Where I ranked it: 1
The Avengers completed the first phase of the Marvel Cinematic Universe. Joss Whedon tied together the culmination of the five movies to come before it by bringing the six heroes we had previously met together to save the world for the first time. Getting to see so many heroes interact with one another was something most fans had only dreamed of and this movie made the most of it. While there are some flaws with the story and character usage (I’m looking at you, Hawkeye), this movie changed the future of the movie industry by showing that a connected universe can and will work. For me, this is the most memorable theater experience I have ever had in a movie, thanks in large part to The Hulk stealing the show in the third act, which is why I had it at the top of my list and one of my favorite movies of all time.
Where I ranked it: 1
Guardians of the Galaxy
There is no better film that defines Marvel Studios than Guardians of the Galaxy. It has high production values, nuanced characters, hilarious jokes, and the distinct voice of its writer/director James Gunn. It also has clunky exposition, a milquetoast villain, a glowing MacGuffin, and spends a good chunk of runtime advertising for the next film. Yet, no Marvel Studios film has a scene as moving as Peter Quill, dying and disintegrating, reaching for his mother and finding his friends. Historically, superhero stories idolize the individual, propping him up as the lone savior. Guardians of the Galaxy perfectly encapsulates the humanism at the heart of Marvel Studios: that we are strongest when we cling to each other.
Where I ranked it: 2
Captain America: The Winter Soldier
Marvel Studios was batting .500 for me in Phase Two when I hit the theater to see Captain America: The Winter Soldier. Iron Man 3 worked well for me whereas Thor: The Dark World left me feeling a little underwhelmed. The film generated a lot of buzz during production as Marvel Studios’ attempt to work a spy thriller into the MCU and for being the film that would shape Phase Two. While I’m not sure any film in Phase Two held any big picture sway on the MCU, Marvel’s foray into the spy genre hit big for me and for audiences around the globe, cementing Marvel’s ability to make box office busters without Robert Downey Jr.
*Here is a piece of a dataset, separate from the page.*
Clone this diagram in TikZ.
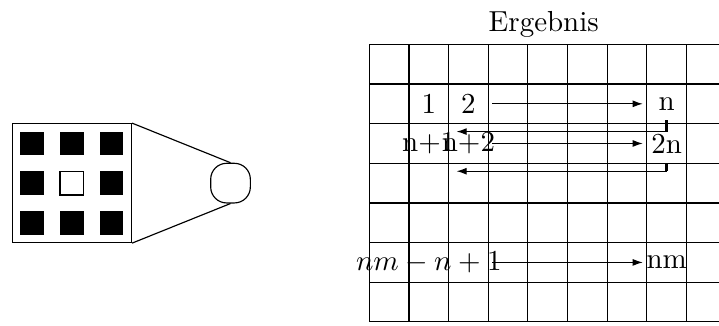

From beginning to end, Captain America: The Winter Soldier hit on just about every note. While fans of the comics may have seen the HYDRA/S.H.I.E.L.D. deception and the non-death of Nick Fury coming, those moments were played to maximum effect on the general audience. While the film put the world at risk, the biggest stakes were for Steve Rogers. After finally having found his place in the world and coming to grips with his past, Rogers finds himself working for the enemy he thought destroyed and fighting against his best friend he believed to be long-dead. Rogers exits Captain America: The Winter Soldier with nearly nothing resolved, still searching for his place and hunting for his friend. It was his portrayal of Rogers in this film that cemented Evans as Captain America for me. The film’s action was excellent and included several memorable fight scenes. One of Marvel Studios’ most rewatchable film, Captain America: The Winter Soldier became the anchor for Phase 2.
Where I ranked it: 3
Phase Three of the Marvel Cinematic Universe will officially kick-off when Captain America: Civil War hits movie theaters on May 6th, 2016.